Available data:
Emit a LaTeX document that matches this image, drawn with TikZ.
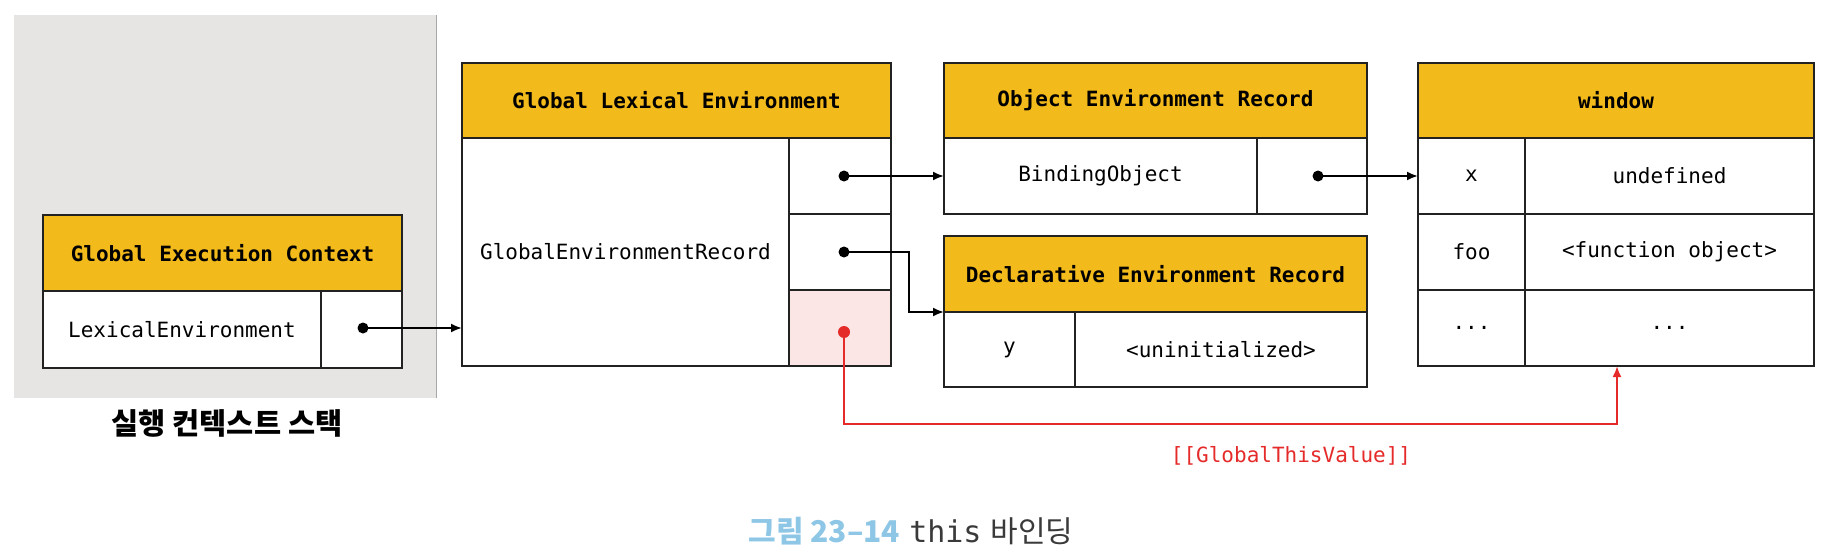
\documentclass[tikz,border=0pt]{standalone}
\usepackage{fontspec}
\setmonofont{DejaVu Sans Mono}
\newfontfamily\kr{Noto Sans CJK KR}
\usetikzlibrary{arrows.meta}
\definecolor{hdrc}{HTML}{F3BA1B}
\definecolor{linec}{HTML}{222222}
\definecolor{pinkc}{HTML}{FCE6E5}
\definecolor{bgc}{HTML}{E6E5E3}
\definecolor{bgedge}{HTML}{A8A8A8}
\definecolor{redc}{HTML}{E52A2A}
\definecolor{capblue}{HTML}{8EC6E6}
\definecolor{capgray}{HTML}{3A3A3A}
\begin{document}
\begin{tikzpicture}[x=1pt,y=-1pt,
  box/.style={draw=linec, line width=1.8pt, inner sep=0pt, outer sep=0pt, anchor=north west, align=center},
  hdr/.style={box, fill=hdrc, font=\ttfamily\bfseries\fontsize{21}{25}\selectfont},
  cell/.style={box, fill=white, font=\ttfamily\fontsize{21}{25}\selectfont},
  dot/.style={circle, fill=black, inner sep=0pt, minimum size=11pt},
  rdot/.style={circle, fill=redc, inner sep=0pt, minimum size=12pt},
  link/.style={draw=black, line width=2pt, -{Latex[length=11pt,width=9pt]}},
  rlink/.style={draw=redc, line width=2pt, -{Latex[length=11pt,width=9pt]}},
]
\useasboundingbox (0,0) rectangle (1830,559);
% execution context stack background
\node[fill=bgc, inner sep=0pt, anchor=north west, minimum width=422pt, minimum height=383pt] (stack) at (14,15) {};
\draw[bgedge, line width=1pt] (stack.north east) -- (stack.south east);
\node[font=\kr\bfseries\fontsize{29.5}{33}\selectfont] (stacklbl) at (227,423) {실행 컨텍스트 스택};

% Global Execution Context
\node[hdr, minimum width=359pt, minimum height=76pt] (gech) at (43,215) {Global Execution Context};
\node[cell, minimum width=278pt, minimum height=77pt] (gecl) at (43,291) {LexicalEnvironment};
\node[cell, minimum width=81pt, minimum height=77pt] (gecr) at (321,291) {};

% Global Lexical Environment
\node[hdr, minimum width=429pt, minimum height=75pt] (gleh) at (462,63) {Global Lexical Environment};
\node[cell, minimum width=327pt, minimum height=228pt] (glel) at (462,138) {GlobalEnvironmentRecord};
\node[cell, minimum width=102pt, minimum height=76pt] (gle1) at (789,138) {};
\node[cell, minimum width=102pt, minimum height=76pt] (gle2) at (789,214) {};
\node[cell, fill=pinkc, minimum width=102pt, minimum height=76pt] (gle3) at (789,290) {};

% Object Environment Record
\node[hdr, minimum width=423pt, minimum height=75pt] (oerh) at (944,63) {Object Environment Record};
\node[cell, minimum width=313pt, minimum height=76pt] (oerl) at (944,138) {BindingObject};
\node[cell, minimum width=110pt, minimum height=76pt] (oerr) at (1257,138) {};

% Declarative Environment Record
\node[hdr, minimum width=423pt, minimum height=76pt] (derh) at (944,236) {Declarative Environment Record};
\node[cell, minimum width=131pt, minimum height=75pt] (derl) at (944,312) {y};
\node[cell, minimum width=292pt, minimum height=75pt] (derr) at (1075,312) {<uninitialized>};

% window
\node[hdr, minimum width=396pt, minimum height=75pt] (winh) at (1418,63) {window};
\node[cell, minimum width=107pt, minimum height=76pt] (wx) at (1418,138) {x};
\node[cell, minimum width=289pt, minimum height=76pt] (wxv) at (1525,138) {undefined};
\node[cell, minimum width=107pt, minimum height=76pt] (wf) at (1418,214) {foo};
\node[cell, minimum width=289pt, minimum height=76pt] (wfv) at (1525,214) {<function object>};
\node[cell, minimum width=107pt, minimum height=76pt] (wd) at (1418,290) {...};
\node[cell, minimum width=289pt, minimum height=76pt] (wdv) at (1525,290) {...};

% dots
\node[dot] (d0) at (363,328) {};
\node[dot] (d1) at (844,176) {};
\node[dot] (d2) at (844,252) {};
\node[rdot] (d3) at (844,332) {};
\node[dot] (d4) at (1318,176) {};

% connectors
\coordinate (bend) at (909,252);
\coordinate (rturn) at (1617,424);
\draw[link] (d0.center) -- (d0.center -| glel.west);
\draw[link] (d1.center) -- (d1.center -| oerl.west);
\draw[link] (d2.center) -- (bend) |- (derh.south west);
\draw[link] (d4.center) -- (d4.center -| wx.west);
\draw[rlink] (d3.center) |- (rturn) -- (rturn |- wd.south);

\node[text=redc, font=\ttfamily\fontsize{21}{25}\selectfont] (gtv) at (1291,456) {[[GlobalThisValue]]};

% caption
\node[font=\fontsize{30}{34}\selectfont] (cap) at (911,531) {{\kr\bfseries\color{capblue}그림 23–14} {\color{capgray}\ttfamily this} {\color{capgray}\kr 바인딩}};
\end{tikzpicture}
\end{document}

What you are asked to do: Would you reproduce the lines above, from the very first through the line containing "minimum width=81pt, minimum", exactly and without the pictures?

Solution for this task:
Emit a LaTeX document that matches this image, drawn with TikZ.
\documentclass[tikz,border=0pt]{standalone}
\usepackage{fontspec}
\setmonofont{DejaVu Sans Mono}
\newfontfamily\kr{Noto Sans CJK KR}
\usetikzlibrary{arrows.meta}
\definecolor{hdrc}{HTML}{F3BA1B}
\definecolor{linec}{HTML}{222222}
\definecolor{pinkc}{HTML}{FCE6E5}
\definecolor{bgc}{HTML}{E6E5E3}
\definecolor{bgedge}{HTML}{A8A8A8}
\definecolor{redc}{HTML}{E52A2A}
\definecolor{capblue}{HTML}{8EC6E6}
\definecolor{capgray}{HTML}{3A3A3A}
\begin{document}
\begin{tikzpicture}[x=1pt,y=-1pt,
  box/.style={draw=linec, line width=1.8pt, inner sep=0pt, outer sep=0pt, anchor=north west, align=center},
  hdr/.style={box, fill=hdrc, font=\ttfamily\bfseries\fontsize{21}{25}\selectfont},
  cell/.style={box, fill=white, font=\ttfamily\fontsize{21}{25}\selectfont},
  dot/.style={circle, fill=black, inner sep=0pt, minimum size=11pt},
  rdot/.style={circle, fill=redc, inner sep=0pt, minimum size=12pt},
  link/.style={draw=black, line width=2pt, -{Latex[length=11pt,width=9pt]}},
  rlink/.style={draw=redc, line width=2pt, -{Latex[length=11pt,width=9pt]}},
]
\useasboundingbox (0,0) rectangle (1830,559);
% execution context stack background
\node[fill=bgc, inner sep=0pt, anchor=north west, minimum width=422pt, minimum height=383pt] (stack) at (14,15) {};
\draw[bgedge, line width=1pt] (stack.north east) -- (stack.south east);
\node[font=\kr\bfseries\fontsize{29.5}{33}\selectfont] (stacklbl) at (227,423) {실행 컨텍스트 스택};

% Global Execution Context
\node[hdr, minimum width=359pt, minimum height=76pt] (gech) at (43,215) {Global Execution Context};
\node[cell, minimum width=278pt, minimum height=77pt] (gecl) at (43,291) {LexicalEnvironment};
\node[cell, minimum width=81pt, minimum height=77pt] (gecr) at (321,291) {};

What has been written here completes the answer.